Osvaldo Golijov’s music speaks to me. Ever since the performance in Boston of his glorious La Pasión según San Marcos in 2000, I have followed his eclectic, unexpected and, for me, ever redemptive work. Recent favorites include his opera about Federico García Lorca, Ainadamar, and Ayre, his hauntingly beautiful work featuring his personal muse, the singer Dawn Upshaw.
This July he released a recording of a piece that premiered over ten years ago. Oceana is based on an excerpt from Pablo Neruda’s Cantos Ceremoniales. Here is Golijob’s statement about the work, from his website:
My aim in Oceana was the transmutation of passion into geometry. This is, in my mind, the clue to both Bach’s and Neruda’s work. …[One hopes that the emotion evoked by the work] is the emotion of hearing order, inevitable and full of light: every note in its place, as in Bach, every word in its place, as in Neruda.
Giants such as Bach are fated to be used as mirrors by composers and performers of every era, who will see their own image reflected there. …In their own ways they were all correct in their fruitful misreadings of Bach’s music, and I feel that Oceana is my own misreading.
Neruda is our Latin American Bach.
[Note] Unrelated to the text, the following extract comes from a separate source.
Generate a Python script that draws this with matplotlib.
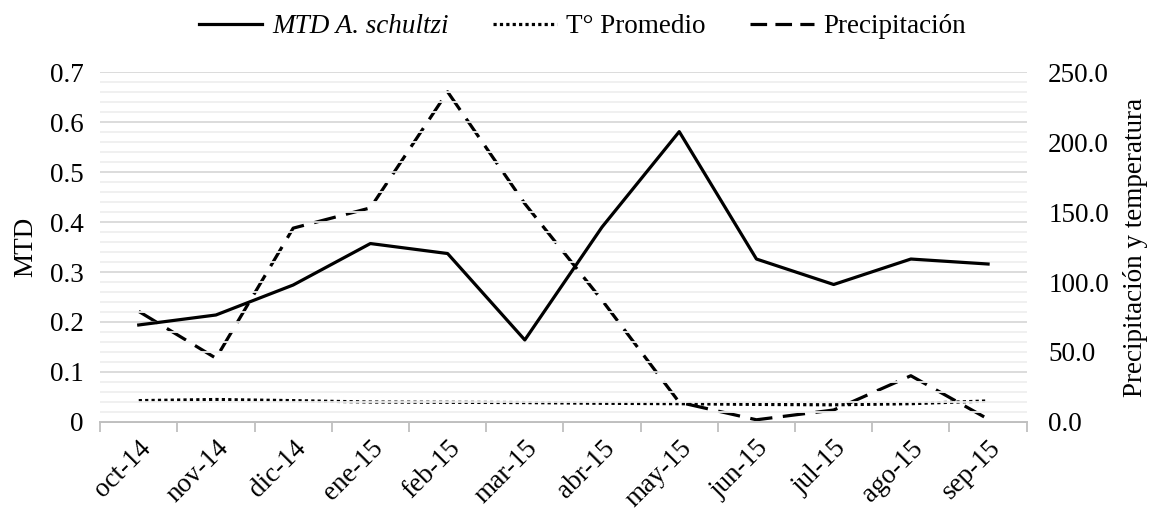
import matplotlib.pyplot as plt
import numpy as np
from matplotlib.lines import Line2D
from matplotlib.ticker import MultipleLocator, FixedLocator, FuncFormatter

plt.rcParams['font.family'] = ['Liberation Serif', 'DejaVu Serif']

# -------------------------------------------------------------------------------------------------
# Data
# -------------------------------------------------------------------------------------------------
months = ["oct-14", "nov-14", "dic-14", "ene-15", "feb-15", "mar-15",
          "abr-15", "may-15", "jun-15", "jul-15", "ago-15", "sep-15"]
mtd = [0.194, 0.214, 0.274, 0.357, 0.337, 0.164, 0.390, 0.581, 0.326, 0.275, 0.326, 0.316]
temp = [15.2, 16.0, 15.2, 14.2, 14.0, 13.8, 13.3, 13.0, 12.5, 12.2, 13.0, 15.0]
precip = [79.0, 45.5, 138.5, 153.0, 236.0, 156.0, 87.0, 14.0, 1.5, 8.5, 33.0, 2.0]

x = np.arange(len(months))
fs = 19.5

# -------------------------------------------------------------------------------------------------
# Plot
# -------------------------------------------------------------------------------------------------
fig, ax = plt.subplots(figsize=(11.51, 5.12), dpi=100)
fig.subplots_adjust(left=0.087, right=0.892, top=0.859, bottom=0.176)
ax2 = ax.twinx()

ax.set_ylim(0, 0.7)
ax.set_yticks(np.arange(0, 0.71, 0.1))
ax.yaxis.set_minor_locator(MultipleLocator(0.02))
ax.yaxis.set_major_formatter(FuncFormatter(lambda v, p: "0" if abs(v) < 1e-9 else "{:.1f}".format(v)))
ax.grid(True, which='major', axis='y', color='#d9d9d9', lw=1.3)
ax.grid(True, which='minor', axis='y', color='#efefef', lw=1.3)
ax.set_axisbelow(True)

ax.set_xlim(-0.5, len(months) - 0.5)
ax.set_xticks(x)
ax.set_xticklabels(months, rotation=45, ha='right', rotation_mode='anchor')
ax.xaxis.set_minor_locator(FixedLocator(np.arange(-0.5, len(months), 1.0)))
ax.tick_params(axis='x', which='major', length=0, labelsize=fs, pad=10)
ax.tick_params(axis='x', which='minor', length=7, color='#bfbfbf', width=1.3)
ax.tick_params(axis='y', which='both', length=0, labelsize=fs, pad=12)

for a in (ax, ax2):
    for s in ('top', 'left', 'right'):
        a.spines[s].set_visible(False)
    a.spines['bottom'].set_color('#bfbfbf')
    a.spines['bottom'].set_linewidth(1.3)

ax2.set_ylim(0, 250)
ax2.set_yticks(np.arange(0, 251, 50))
ax2.yaxis.set_major_formatter(FuncFormatter(lambda v, p: "{:.1f}".format(v)))
ax2.tick_params(axis='y', length=0, labelsize=fs, pad=15.5)

ax.plot(x, mtd, color='black', lw=2.3)
ax2.plot(x, temp, color='black', lw=2.3, linestyle=(0, (1, 1)))
ax2.plot(x, precip, color='black', lw=2.3, linestyle=(0, (7, 3.3)))
ax.set_zorder(ax2.get_zorder() + 1)
ax.patch.set_visible(False)

ax.set_ylabel("MTD", fontsize=fs, labelpad=8)
ax2.set_ylabel("Precipitación y temperatura", fontsize=fs, labelpad=10)

# legend proxies (Excel draws shorter dashes in the legend keys)
h1 = Line2D([], [], color='black', lw=2.3)
h2 = Line2D([], [], color='black', lw=2.3, linestyle=(0, (1, 1)))
h3 = Line2D([], [], color='black', lw=2.3, linestyle=(0, (5.2, 2.6)))
leg = fig.legend(handles=[h1, h2, h3], labels=['MTD A. schultzi', 'T° Promedio', 'Precipitación'],
                 loc='upper center', bbox_to_anchor=(0.506, 1.02), ncol=3, frameon=False,
                 fontsize=fs, handlelength=2.35, columnspacing=1.65, handletextpad=0.35)
leg.get_texts()[0].set_fontstyle('italic')

fig.savefig("out.png", dpi=100)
Like Bach, he is Midas, able as if by magic to transform everything on this Earth into poetry. …I think I have discovered the clue [to setting his poems to music]: Neruda’s voice is a chorus, too powerful for a single voice to handle…
I do hope that water and longing, light and hope, the immensity of South America’s nature and pain, are here transmuted into pure musical symbols, which nevertheless should be more liquid than the sea and deeper than the yearning that they represent. And if I have misunderstood Bach, then so be it.